**WORK INSTRUCTIONS:** Omit all pictures, then retype the data exactly as given.

☆ ☆ ☆ ☆ ☆

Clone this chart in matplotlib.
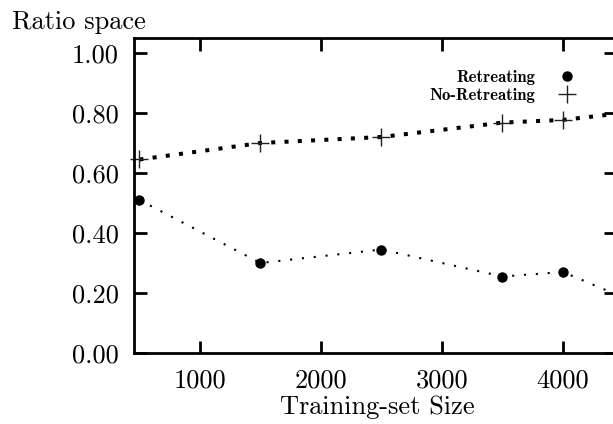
import matplotlib
matplotlib.use('Agg')
import matplotlib.pyplot as plt

# training-set sizes and measured ratios
sizes = [500, 1500, 2500, 3500, 4000]
retreating = [0.51, 0.30, 0.345, 0.255, 0.27]
no_retreating = [0.645, 0.70, 0.72, 0.768, 0.777]

# the trend lines run on to the right border
line_x = [500, 1500, 2500, 3500, 4000, 4500]
retreating_line = [0.51, 0.30, 0.345, 0.255, 0.27, 0.185]
no_retreating_line = [0.645, 0.70, 0.72, 0.768, 0.777, 0.80]

xticks = [1000, 2000, 3000, 4000]
yticks = [0.0, 0.2, 0.4, 0.6, 0.8, 1.0]

plt.rcParams['font.family'] = 'cmr10'
plt.rcParams['axes.formatter.use_mathtext'] = True

fig = plt.figure(figsize=(6.13, 4.24), dpi=100)
ax = fig.add_axes([134 / 613, 71 / 424, 482 / 613, 315 / 424])

ax.plot(line_x, retreating_line, color='black', lw=1.5, linestyle=(0, (1, 4.7)))
ax.plot(line_x, no_retreating_line, color='black', lw=2.9, linestyle=(0, (1, 2.3)))
ax.plot(sizes, retreating, 'o', color='black', ms=6.5, label='Retreating', clip_on=False)
ax.plot(sizes, no_retreating, '+', color='#222222', ms=12.5, mew=1.0, label='No-Retreating', clip_on=False)

ax.set_xlim(455, 4438)
ax.set_ylim(0, 1.05)
ax.set_xticks(xticks)
ax.set_xticklabels([str(t) for t in xticks])
ax.set_yticks(yticks)
ax.set_yticklabels(['%.2f' % t for t in yticks])
ax.tick_params(direction='in', length=9, width=2, labelsize=19, top=True, right=True, pad=11)
ax.tick_params(axis='x', pad=11.5)
for s in ax.spines.values():
    s.set_linewidth(2)

ax.set_xlabel('Training-set Size', fontsize=19)
ax.xaxis.set_label_coords(0.504, -0.134)
fig.text(12 / 613, 1 - 22 / 424, 'Ratio space', fontsize=19, va='center', ha='left')

ax.legend(loc='upper right', bbox_to_anchor=(575 / 613, 1 - 70 / 424), bbox_transform=fig.transFigure,
          frameon=False, markerfirst=False, borderpad=0, borderaxespad=0,
          prop={'family': 'cmb10', 'size': 12}, handlelength=1.0, handletextpad=1.4,
          labelspacing=0.2, numpoints=1)

fig.savefig('out.png', dpi=100)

☆ ☆ ☆ ☆ ☆

**WRITTEN SOLUTION:**
Clone this chart in matplotlib.
import matplotlib
matplotlib.use('Agg')
import matplotlib.pyplot as plt

# training-set sizes and measured ratios
sizes = [500, 1500, 2500, 3500, 4000]
retreating = [0.51, 0.30, 0.345, 0.255, 0.27]
no_retreating = [0.645, 0.70, 0.72, 0.768, 0.777]

# the trend lines run on to the right border
line_x = [500, 1500, 2500, 3500, 4000, 4500]
retreating_line = [0.51, 0.30, 0.345, 0.255, 0.27, 0.185]
no_retreating_line = [0.645, 0.70, 0.72, 0.768, 0.777, 0.80]

xticks = [1000, 2000, 3000, 4000]
yticks = [0.0, 0.2, 0.4, 0.6, 0.8, 1.0]

plt.rcParams['font.family'] = 'cmr10'
plt.rcParams['axes.formatter.use_mathtext'] = True

fig = plt.figure(figsize=(6.13, 4.24), dpi=100)
ax = fig.add_axes([134 / 613, 71 / 424, 482 / 613, 315 / 424])

ax.plot(line_x, retreating_line, color='black', lw=1.5, linestyle=(0, (1, 4.7)))
ax.plot(line_x, no_retreating_line, color='black', lw=2.9, linestyle=(0, (1, 2.3)))
ax.plot(sizes, retreating, 'o', color='black', ms=6.5, label='Retreating', clip_on=False)
ax.plot(sizes, no_retreating, '+', color='#222222', ms=12.5, mew=1.0, label='No-Retreating', clip_on=False)

ax.set_xlim(455, 4438)
ax.set_ylim(0, 1.05)
ax.set_xticks(xticks)
ax.set_xticklabels([str(t) for t in xticks])
ax.set_yticks(yticks)
ax.set_yticklabels(['%.2f' % t for t in yticks])
ax.tick_params(direction='in', length=9, width=2, labelsize=19, top=True, right=True, pad=11)
ax.tick_params(axis='x', pad=11.5)
for s in ax.spines.values():
    s.set_linewidth(2)

ax.set_xlabel('Training-set Size', fontsize=19)
ax.xaxis.set_label_coords(0.504, -0.134)
fig.text(12 / 613, 1 - 22 / 424, 'Ratio space', fontsize=19, va='center', ha='left')

ax.legend(loc='upper right', bbox_to_anchor=(575 / 613, 1 - 70 / 424), bbox_transform=fig.transFigure,
          frameon=False, markerfirst=False, borderpad=0, borderaxespad=0,
          prop={'family': 'cmb10', 'size': 12}, handlelength=1.0, handletextpad=1.4,
          labelspacing=0.2, numpoints=1)

fig.savefig('out.png', dpi=100)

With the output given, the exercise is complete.